I tumulti e le sommosse del 1898 in terra di Bari.
Alla fine dell’800, terra di Bari, era una Provincia a economia prevalentemente agricola. La mancanza di un’irrigazione nazionale (Acquedotto Pugliese non ancora iniziato e la scarsità dei corsi d’acqua) e anche per la particolare posizione geografica e il terreno calcareo, caratterizzavano la nostra Provincia, rendendo in essa prevalenti le culture arboree: Vigneti, oliveti e mandorleti.
I vini prodotti nel Barese, erano tutti di alta gradazione alcolica, ottimi come vini da taglio, quindi venduti in Francia, che aveva bisogno di migliorare il colore e il sapore dei suoi vini e spumanti.
La chiusura di questo scambio con la Francia del 1887 dette inizio a una grave crisi economica alla Provincia di Bari. Non era la prima volta che la città di Bari si ribellava al Governatore le grandi sommosse popolari erano avvenute già nel 1635 e altri anni a seguire, a causa delle frequenti evasioni alla gabella sul forno, questa tassa fu abolita parzialmente, ma nello stesso tempo, fu sostituita con un’altra, dal dazio sulla farina. La cittadinanza, si ribellò partecipando in blocco a una violenta sommossa, che fu sedata solamente quando il presidente della regia Camera, Don Bernardo Zuffa, pregato dall’Arcivescovo Ascanio Gesualdo, ebbe ripristinato il balzello sul forno, riducendone l’entità e istituendo un dazio sul grano. Di tutto questo s’è comunicata ampia notizia in altre note, tanto che gli avvenimenti formarono oggetto di una famosa relazione, inserita fra le pagine del libro dei privilegi dell’ Università di Bari. L’emanazione dei provvedimenti fiscali, fu seguita dalla stipula di opposte capitolazioni di esecuzione col castellano Francesco Pappacoda, per quanto concerneva la sua famiglia e servitù, nonché i soldati da lui dipendenti, e non le autorità della Chiesa, per quel che riguardava i religiosi. Nella seduta tenuta il 30 marzo del 1635 dal capitolo della Basilica di San Nicola, quando il documento fu sottoposto all’attenzione dei suoi componenti.

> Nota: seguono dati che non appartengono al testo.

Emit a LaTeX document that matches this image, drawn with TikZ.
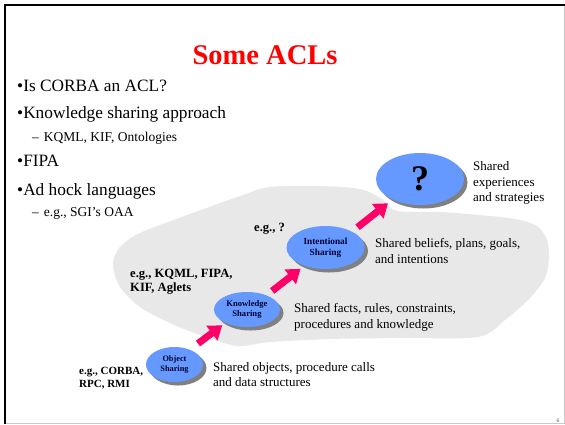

In apertura della riunione il canonico Benedetto Fuoco, chiamato a presiederla in assenza del Priore Francesco Saluzzi, assente, cominciò a darne comunicazione facendo leggere gli articoli per prendere tempo. L’appaltatore addetto alla distribuzione avrebbe assicurato ad ogni sacerdote o canonico una franchigia di circa 21 tomoli di grano a testa all’anno., da ridurre a metà per i chierici e da godersi in un’unica volta ovvero in parti con facoltà di venderla o donarla a chiunque. Nel portarsi a casa il frumento prodotto nei loro fondi patrimoniali, essi no avrebbero avuto altro obbligo tranne quello di denunciarne il quantitativo. Acquistandone altre partite, eccedenti in franchigia, dovevano ugualmente denunciarle. Il grano, destinato alla semina, sarebbe stato franco come per i laici. Il capitolo nicolaiana, prese atto di queste nuove norme, con l’astensione di alcuni, ch’erano dell’avviso di informare preventivamente il presidente Zuffa.